Jerzy Lejk, prezes Metra, był gościem IV Kongresu Transportu Publicznego, na którym mówił o wpływie metra na miasto. Dużo uwagi poświęcił otwartej w marcu II linii. – Warszawiacy otrzymali nowe, wspaniałe miejsce, piękną, użytkową przestrzeń. To także ogromny impuls do rozwoju miasta – mówi Lejk. W tym kontekście wymienia nową i planowaną zabudowę przy stacjach Rondo Daszyńskiego i Rondo ONZ. To powtórzenie efektu znanego z I linii – na Ursynowie oraz przy Hucie, czyli obszarów, które również intensywnie zabudowały się. – Wcześniej osoba proponująca mieszkanie przy hucie byłaby traktowana jako osoba mało życzliwa – żartuje Jerzy Lejk.
Centralny odcinek II linii notuje już dobre wykorzystanie. – W studium wykonalności zakładano, że centralny odcinek będzie osiągać dobre wskaźniki – po 120 tys. pasażerów na dzień – mniej więcej po czterech latach. Tymczasem już dzisiaj zbliżamy się do tej wartości bądź ją osiągamy – mówi Jerzy Lejk. Najbardziej obciążoną stacją jest C-15 Dworzec Wileński z 25-28 tys. pasażerów na dzień. Następne w kolejności są C-11 Świętokrzyska i C-9 Rondo Daszyńskiego. Ta ostatnia notuje 14-15 tys. podróżnych.
Nowa nitka ma również wpływ na statystyki I linii. – Na I linii przed otwarciem centralnego odcinka II linii mieliśmy 500-520 tys. pasażerów. Teraz jest o 100 tys. więcej. Przewozimy na I linii 600-650 tys. osób – wylicza Jerzy Lejk.
W tej chwili trwa
przetarg na rozbudowę II linii metra o odcinki 3+3 – po trzy stacje w kierunku Woli do stacji C-6 Księcia Janusza i w kierunku Targówka do stacji C-18 Trocka (d.
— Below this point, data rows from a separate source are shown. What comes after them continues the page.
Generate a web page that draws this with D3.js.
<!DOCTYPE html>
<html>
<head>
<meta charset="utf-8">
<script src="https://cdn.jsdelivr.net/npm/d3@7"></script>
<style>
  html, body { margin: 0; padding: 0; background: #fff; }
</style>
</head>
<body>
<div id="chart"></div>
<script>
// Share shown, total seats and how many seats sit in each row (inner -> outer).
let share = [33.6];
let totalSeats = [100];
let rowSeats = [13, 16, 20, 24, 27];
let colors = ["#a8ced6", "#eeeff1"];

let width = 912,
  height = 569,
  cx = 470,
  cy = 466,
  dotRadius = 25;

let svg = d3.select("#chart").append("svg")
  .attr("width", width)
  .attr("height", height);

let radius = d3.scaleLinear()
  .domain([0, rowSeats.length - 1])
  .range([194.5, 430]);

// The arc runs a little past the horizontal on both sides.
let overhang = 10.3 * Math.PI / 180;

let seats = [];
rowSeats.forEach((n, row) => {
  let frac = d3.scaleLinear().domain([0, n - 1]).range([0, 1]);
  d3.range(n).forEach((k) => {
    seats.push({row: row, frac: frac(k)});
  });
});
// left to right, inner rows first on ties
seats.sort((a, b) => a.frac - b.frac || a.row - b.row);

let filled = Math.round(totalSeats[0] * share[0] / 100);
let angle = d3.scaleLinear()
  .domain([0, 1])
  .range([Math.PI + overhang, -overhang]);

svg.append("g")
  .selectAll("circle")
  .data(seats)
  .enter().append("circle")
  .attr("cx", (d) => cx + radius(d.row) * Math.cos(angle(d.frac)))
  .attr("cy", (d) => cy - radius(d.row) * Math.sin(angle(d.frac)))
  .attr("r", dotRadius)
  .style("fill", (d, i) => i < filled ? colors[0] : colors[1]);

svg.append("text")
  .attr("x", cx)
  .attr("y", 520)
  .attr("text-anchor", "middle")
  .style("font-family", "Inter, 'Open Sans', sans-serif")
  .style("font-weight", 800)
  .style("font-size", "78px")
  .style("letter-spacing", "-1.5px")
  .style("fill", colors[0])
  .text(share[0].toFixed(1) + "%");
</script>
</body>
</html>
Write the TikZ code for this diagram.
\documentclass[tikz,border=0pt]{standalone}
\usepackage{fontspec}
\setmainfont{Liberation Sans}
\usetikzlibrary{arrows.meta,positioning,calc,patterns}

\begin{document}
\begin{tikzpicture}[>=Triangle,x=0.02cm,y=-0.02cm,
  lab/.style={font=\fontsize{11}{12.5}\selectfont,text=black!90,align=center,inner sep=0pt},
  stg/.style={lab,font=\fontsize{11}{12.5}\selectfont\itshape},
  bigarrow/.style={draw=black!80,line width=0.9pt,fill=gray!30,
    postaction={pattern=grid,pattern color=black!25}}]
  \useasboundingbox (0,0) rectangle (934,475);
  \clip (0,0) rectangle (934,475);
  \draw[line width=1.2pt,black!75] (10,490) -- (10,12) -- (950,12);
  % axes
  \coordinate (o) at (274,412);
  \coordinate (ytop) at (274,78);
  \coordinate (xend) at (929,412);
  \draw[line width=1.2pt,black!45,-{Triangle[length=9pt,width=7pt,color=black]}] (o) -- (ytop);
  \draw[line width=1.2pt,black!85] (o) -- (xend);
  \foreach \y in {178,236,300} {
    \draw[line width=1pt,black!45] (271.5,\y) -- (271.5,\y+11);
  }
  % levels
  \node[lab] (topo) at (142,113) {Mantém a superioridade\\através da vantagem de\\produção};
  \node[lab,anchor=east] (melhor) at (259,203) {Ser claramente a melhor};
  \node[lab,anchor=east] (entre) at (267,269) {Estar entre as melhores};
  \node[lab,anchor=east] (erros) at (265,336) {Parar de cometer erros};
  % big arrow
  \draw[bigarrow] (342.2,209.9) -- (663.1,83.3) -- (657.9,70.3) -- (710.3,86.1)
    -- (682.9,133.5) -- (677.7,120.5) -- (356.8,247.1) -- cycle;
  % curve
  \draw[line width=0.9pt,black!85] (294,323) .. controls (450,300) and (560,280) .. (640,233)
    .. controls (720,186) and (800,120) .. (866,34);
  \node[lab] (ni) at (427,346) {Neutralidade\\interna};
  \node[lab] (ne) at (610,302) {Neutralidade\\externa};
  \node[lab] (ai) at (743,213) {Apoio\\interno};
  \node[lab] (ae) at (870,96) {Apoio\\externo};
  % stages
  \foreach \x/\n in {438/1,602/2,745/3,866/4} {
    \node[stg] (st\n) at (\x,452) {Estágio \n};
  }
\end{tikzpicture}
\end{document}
Targówek II). W sierpniu
otwarto oferty. Na zachodni odcinek najtańszą złożył Gulermak z kwotą 1,148 mld zł brutto, a na wschodni – Astaldi z kwotą 1,067 mld zł brutto (łącznie 2,215 mld zł brutto). To znacznie mniej, niż zakładał kosztorys inwestora (łącznie 3,174 mld zł brutto). – Wszystko wskazuje na to, że przetarg rozstrzygnie się w tym roku. Jesteśmy gotowi na przedstawienie pozwoleń na budowę, by budowa mogła ruszyć jak najszybciej – mówi Jerzy Lejk. Jak przypomina, wykonawcy będą mieli 38 miesięcy na realizacje prac.
Jednocześnie trwa
konkurs na koncepcję architektoniczno-budowlaną dla dalszych odcinków II linii. Obejmuje on dwie stacje na Woli i Bemowie (odcinek zachodni) oraz trzy na Targówku i Bródnie (odcinek wschodnio-północny). Po ich zrealizowaniu pociągi dojadą do stacji C-4 Górce (Powstańców Śląskich) na odcinku zachodnim i C-21 Bródno (Rembielińska) na odcinku wschodnim. – Ok. 2019 r. będzie prowadzona budowa jednocześnie jedenastu stacji – mówi Lejk.